Dataset records:
┌──

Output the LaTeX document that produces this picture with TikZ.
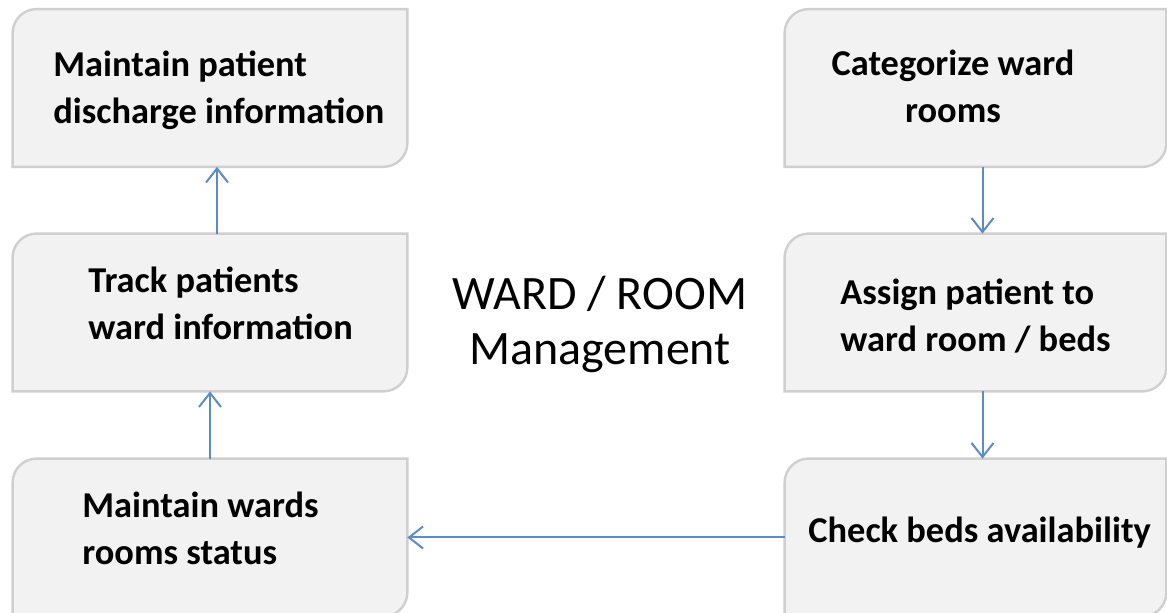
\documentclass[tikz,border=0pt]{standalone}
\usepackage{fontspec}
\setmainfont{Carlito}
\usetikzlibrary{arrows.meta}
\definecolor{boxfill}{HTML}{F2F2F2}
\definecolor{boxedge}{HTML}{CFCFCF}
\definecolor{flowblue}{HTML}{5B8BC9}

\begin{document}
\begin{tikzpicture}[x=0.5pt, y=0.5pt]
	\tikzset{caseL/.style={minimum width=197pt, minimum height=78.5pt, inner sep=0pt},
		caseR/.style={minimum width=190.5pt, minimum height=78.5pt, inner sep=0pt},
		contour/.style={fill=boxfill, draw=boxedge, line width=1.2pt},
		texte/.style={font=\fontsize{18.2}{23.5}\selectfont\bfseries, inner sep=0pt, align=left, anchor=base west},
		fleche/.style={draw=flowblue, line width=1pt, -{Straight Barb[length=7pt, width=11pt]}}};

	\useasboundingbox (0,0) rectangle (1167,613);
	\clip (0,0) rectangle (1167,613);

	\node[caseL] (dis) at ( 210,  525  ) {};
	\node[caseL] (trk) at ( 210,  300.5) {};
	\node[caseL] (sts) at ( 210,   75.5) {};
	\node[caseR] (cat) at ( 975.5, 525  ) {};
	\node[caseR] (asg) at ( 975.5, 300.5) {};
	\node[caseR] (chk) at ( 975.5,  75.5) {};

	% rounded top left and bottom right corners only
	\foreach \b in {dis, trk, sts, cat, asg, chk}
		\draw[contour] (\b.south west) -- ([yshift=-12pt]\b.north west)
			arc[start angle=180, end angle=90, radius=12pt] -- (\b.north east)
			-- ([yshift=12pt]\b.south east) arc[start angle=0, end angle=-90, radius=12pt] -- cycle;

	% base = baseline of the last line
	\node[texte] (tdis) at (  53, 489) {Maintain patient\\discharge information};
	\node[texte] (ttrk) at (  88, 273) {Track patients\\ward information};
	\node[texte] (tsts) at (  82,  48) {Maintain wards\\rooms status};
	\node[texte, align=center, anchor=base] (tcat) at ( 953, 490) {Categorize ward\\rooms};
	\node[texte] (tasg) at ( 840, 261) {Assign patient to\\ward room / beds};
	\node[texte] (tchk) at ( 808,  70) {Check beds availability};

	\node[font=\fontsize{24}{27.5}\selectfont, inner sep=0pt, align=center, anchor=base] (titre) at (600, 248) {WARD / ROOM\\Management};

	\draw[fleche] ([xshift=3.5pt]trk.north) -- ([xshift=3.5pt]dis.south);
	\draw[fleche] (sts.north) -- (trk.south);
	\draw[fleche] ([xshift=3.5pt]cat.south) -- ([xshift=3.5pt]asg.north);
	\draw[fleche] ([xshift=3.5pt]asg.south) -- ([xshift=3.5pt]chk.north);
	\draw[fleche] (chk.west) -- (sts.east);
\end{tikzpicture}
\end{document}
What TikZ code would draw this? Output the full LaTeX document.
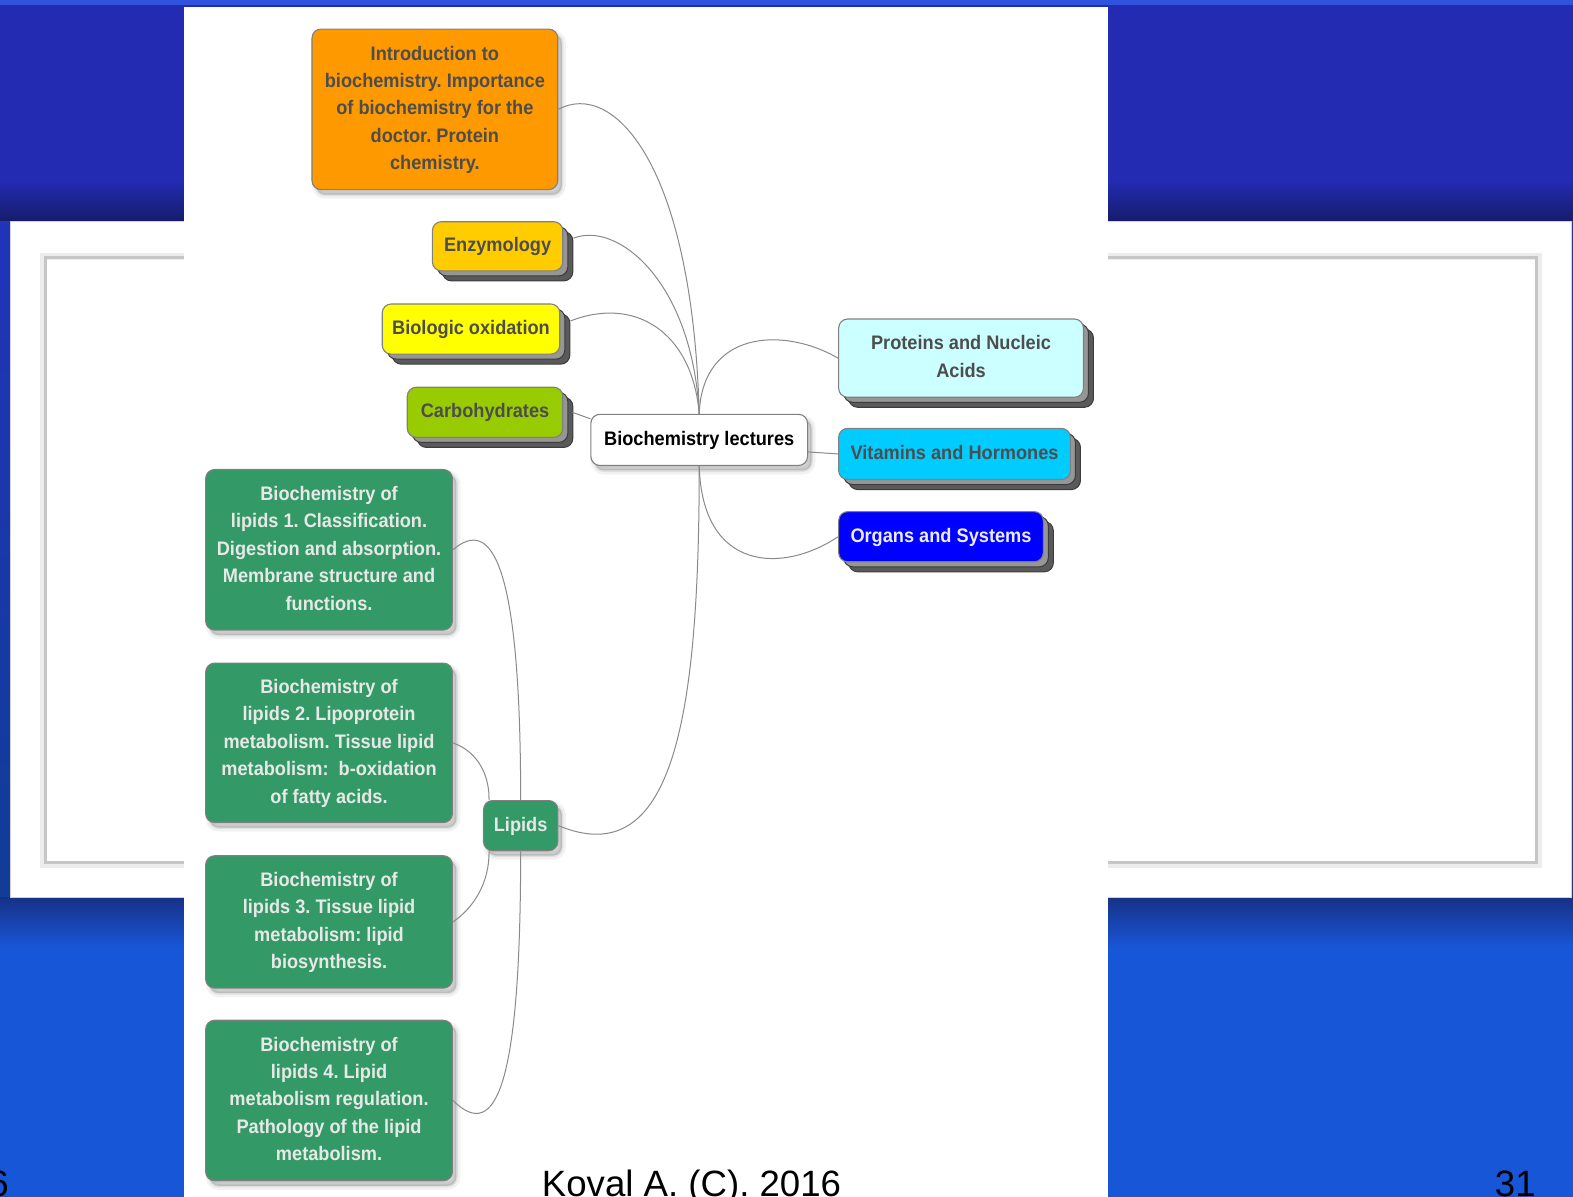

└──

Collect every line with the string "Output" from the records, and copy each.

Output the LaTeX document that produces this picture with TikZ.
What TikZ code would draw this? Output the full LaTeX document.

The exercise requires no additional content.